Which lines below fall between the one containing "Reproduce this chart" and the one containing "s.set_linewidth(0.9)"? Repeat them exactly, counting both of those lines, and add nothing else.

————————

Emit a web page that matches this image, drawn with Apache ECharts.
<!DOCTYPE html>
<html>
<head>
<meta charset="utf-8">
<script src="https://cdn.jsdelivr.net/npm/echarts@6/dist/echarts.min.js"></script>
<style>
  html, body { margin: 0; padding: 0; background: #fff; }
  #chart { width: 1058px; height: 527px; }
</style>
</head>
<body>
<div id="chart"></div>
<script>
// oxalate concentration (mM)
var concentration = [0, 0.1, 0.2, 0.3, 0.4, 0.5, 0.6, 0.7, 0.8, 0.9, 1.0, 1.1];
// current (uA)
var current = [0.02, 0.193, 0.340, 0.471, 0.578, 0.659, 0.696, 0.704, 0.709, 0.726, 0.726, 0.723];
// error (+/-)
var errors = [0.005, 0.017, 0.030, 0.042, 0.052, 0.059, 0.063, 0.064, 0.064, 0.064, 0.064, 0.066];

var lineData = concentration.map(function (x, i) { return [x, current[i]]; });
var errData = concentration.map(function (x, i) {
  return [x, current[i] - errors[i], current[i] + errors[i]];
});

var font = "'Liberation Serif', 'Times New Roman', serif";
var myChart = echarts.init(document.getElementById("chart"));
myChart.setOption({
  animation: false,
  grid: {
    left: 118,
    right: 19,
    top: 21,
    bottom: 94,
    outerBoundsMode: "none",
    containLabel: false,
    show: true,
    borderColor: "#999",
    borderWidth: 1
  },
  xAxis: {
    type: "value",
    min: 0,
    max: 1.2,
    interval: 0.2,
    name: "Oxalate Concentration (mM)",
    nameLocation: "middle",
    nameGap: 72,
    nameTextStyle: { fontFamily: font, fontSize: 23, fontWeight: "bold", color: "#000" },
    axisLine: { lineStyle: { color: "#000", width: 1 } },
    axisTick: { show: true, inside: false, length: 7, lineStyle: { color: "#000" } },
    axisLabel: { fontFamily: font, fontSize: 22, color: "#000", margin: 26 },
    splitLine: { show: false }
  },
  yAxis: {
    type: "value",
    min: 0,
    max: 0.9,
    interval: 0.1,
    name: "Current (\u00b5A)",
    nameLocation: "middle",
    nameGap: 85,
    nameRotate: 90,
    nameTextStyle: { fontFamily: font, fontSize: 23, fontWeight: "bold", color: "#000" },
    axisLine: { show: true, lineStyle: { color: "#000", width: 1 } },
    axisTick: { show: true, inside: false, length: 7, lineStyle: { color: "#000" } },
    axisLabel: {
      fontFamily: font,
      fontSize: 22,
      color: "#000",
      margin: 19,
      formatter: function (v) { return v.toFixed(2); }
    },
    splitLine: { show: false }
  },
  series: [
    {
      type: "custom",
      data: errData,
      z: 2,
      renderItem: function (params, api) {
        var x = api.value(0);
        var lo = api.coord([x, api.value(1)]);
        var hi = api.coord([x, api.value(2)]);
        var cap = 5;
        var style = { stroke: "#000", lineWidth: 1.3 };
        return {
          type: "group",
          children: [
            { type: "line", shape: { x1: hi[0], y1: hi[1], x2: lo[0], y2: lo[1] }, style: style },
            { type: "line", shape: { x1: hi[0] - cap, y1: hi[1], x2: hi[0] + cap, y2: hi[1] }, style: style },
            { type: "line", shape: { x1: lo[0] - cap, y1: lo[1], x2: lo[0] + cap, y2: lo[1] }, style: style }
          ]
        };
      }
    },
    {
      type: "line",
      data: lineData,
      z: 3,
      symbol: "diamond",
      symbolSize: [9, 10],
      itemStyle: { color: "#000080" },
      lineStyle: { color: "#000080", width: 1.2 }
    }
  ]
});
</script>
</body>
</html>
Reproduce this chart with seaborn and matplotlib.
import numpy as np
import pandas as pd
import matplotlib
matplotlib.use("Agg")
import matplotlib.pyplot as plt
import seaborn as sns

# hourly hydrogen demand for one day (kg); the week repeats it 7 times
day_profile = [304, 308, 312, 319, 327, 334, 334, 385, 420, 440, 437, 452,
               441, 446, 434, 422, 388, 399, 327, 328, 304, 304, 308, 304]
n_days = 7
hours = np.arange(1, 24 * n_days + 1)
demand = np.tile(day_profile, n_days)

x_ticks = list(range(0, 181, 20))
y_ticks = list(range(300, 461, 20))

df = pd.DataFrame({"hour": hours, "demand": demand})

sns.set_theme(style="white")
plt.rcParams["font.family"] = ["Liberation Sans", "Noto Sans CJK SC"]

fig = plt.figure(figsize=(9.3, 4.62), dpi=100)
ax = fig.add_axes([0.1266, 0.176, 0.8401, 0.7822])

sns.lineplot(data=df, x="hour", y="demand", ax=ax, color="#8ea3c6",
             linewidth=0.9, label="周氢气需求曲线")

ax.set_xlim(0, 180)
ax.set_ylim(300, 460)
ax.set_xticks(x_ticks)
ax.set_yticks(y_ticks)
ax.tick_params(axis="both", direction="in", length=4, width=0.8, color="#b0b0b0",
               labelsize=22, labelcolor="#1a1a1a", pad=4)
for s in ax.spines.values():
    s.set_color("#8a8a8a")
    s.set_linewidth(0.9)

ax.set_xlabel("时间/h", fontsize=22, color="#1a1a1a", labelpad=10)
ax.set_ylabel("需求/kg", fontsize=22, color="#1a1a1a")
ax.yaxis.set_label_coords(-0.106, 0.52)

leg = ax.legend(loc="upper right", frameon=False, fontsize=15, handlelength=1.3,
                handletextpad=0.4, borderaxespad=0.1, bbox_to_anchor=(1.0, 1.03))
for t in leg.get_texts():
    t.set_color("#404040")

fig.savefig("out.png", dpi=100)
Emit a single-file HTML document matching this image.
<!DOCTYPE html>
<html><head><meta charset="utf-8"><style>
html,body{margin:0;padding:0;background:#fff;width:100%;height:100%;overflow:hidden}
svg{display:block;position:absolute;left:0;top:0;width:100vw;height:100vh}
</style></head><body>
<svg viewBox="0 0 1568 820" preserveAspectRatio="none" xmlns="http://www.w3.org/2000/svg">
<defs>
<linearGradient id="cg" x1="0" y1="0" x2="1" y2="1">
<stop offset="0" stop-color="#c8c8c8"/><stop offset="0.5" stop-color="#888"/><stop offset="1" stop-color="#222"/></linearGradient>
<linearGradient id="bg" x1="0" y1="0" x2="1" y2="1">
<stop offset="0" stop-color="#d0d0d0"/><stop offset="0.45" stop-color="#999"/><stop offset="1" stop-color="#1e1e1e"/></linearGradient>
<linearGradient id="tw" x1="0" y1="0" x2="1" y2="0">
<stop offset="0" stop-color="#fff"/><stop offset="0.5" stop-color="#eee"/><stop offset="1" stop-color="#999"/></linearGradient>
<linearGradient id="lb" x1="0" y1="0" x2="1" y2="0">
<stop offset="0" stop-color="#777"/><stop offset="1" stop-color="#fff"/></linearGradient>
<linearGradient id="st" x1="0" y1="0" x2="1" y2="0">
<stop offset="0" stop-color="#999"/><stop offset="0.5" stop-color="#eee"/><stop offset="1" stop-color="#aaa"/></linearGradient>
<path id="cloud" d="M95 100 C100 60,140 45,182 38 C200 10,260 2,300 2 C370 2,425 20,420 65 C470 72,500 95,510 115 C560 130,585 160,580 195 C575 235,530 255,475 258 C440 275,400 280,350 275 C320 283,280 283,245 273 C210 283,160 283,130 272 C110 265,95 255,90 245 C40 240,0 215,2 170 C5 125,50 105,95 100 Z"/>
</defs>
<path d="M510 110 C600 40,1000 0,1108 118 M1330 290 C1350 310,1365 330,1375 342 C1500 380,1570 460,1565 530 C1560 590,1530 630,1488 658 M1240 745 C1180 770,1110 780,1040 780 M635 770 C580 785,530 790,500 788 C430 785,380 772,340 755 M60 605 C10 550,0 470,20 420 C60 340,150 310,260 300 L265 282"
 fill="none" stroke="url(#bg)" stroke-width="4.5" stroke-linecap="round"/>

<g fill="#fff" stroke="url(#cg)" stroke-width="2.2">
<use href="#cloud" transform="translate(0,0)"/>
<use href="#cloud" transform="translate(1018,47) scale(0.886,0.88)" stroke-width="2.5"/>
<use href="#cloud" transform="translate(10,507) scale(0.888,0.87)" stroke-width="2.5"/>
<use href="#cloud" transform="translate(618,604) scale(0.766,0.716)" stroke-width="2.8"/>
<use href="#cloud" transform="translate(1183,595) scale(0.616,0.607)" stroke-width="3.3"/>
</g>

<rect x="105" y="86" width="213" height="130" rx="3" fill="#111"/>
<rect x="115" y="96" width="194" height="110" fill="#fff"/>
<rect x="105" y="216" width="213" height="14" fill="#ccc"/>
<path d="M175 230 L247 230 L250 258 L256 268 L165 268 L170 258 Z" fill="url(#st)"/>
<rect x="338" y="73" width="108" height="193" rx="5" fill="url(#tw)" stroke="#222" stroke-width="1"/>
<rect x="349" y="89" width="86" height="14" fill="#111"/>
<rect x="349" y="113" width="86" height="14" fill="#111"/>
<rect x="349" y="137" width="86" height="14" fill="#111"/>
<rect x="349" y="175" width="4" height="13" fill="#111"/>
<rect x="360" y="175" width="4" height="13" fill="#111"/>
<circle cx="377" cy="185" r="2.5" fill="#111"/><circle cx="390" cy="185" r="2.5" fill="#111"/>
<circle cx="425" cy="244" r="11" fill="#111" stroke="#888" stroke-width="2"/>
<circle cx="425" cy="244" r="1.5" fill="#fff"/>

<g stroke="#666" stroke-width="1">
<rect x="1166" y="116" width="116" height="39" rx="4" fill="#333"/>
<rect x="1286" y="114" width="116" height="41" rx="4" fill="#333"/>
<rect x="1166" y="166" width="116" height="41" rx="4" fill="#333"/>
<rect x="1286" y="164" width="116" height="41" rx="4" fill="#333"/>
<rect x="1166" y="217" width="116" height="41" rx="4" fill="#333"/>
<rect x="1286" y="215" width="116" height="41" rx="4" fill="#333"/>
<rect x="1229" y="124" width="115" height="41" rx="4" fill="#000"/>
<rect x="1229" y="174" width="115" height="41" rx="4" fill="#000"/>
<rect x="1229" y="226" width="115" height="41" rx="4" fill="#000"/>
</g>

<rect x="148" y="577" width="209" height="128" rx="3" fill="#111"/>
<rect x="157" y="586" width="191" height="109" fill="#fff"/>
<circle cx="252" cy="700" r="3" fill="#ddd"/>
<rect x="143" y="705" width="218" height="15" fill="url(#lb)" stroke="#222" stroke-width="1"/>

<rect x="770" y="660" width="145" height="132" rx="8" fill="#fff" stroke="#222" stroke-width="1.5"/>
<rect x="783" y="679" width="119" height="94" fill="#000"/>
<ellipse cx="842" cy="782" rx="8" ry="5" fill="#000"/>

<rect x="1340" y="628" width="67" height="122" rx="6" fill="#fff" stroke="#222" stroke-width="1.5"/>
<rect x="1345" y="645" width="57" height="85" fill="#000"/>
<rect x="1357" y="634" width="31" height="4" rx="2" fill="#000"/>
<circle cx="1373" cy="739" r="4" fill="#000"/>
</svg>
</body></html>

————————

COMPLETE RESPONSE:
Reproduce this chart with seaborn and matplotlib.
import numpy as np
import pandas as pd
import matplotlib
matplotlib.use("Agg")
import matplotlib.pyplot as plt
import seaborn as sns

# hourly hydrogen demand for one day (kg); the week repeats it 7 times
day_profile = [304, 308, 312, 319, 327, 334, 334, 385, 420, 440, 437, 452,
               441, 446, 434, 422, 388, 399, 327, 328, 304, 304, 308, 304]
n_days = 7
hours = np.arange(1, 24 * n_days + 1)
demand = np.tile(day_profile, n_days)

x_ticks = list(range(0, 181, 20))
y_ticks = list(range(300, 461, 20))

df = pd.DataFrame({"hour": hours, "demand": demand})

sns.set_theme(style="white")
plt.rcParams["font.family"] = ["Liberation Sans", "Noto Sans CJK SC"]

fig = plt.figure(figsize=(9.3, 4.62), dpi=100)
ax = fig.add_axes([0.1266, 0.176, 0.8401, 0.7822])

sns.lineplot(data=df, x="hour", y="demand", ax=ax, color="#8ea3c6",
             linewidth=0.9, label="周氢气需求曲线")

ax.set_xlim(0, 180)
ax.set_ylim(300, 460)
ax.set_xticks(x_ticks)
ax.set_yticks(y_ticks)
ax.tick_params(axis="both", direction="in", length=4, width=0.8, color="#b0b0b0",
               labelsize=22, labelcolor="#1a1a1a", pad=4)
for s in ax.spines.values():
    s.set_color("#8a8a8a")
    s.set_linewidth(0.9)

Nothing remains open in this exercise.